Philip Stewart checking on his young calves. Stewart features the rearing and finishing process on his YouTube channel.

Philip’s videos include footage of the various contracting work and discussion on the machinery used. His father Derek also participates in videos featuring maintenance work.

“We’re 20 years at the pipes (umbilical slurry spreading) and there’s a great interest in that.”

He aims to show the whole process, start to finish, for each contracting job to help inform farmers.

Audience

The Longford man says many of his followers are people from all over the world who come from a farming background but aren’t actively farming. He says they have a yearning for the past and to see how it all works still.

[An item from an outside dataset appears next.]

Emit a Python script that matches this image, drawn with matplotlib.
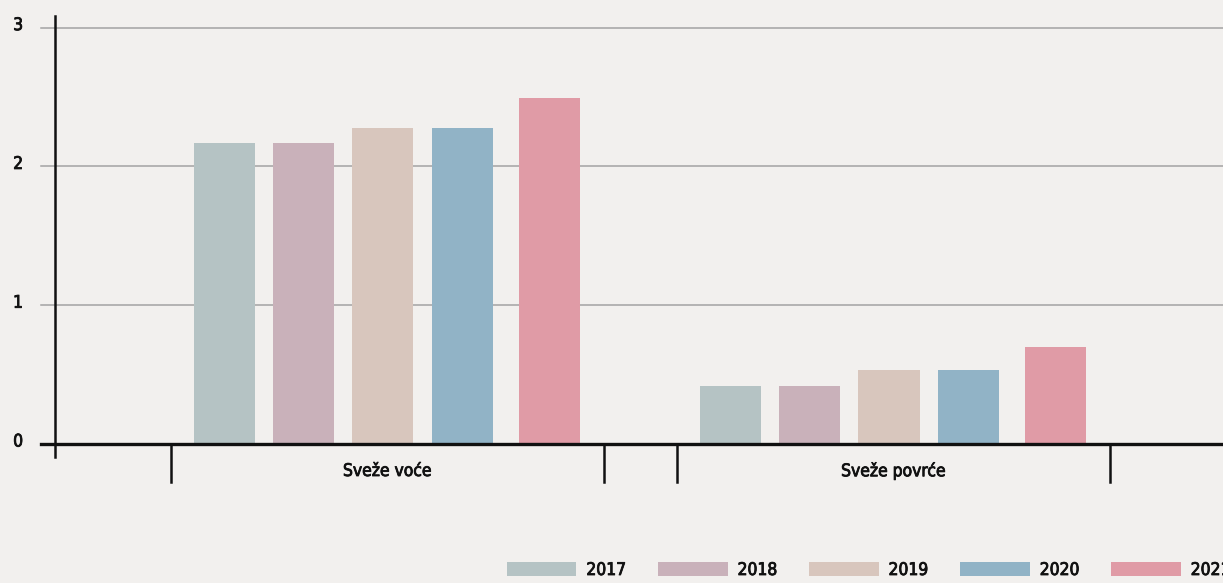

“I definitely see myself as educating non-farmers. I get messages from people all over the world.”

More recently, Philip has connected with beef consumers through the page. He says they can see the full process of rearing the dairy beef calf and then order the beef through the on-farm shop.

He said he is sending boxes of beef with full traceability all over Ireland at the moment.

YouTube

Stewart explained how YouTube provides “a good wage” which is “definitely worth your while”.

“The rate I’ve got paid at has increased four-fold since the channel began.”

He explained how the YouTube pricing model, cost per 1,000 impressions (CPM), works out at €8 per thousand “monetised views”.

On how well his channel is doing, Stewart says the “subscriber count is more of a milestone than a marker” and that performance is “down to the video views”.

“What I see in my own channel is that the rate [of increase] may slow down. You just take it as it comes.”

YouTube has developed a unique model within the industry of revenue-sharing directly with creators

A spokesperson for YouTube said it is “very much a part of and driving the [Irish] creative economy forward”.

“YouTube has developed a unique model within the industry of revenue-sharing directly with creators.”

Stewart also receives sponsorship and demos from agri companies which he promotes through his channel.

On why farmers should follow Farmer Phil, Philip said: “There’s something for everyone. We cover it all.”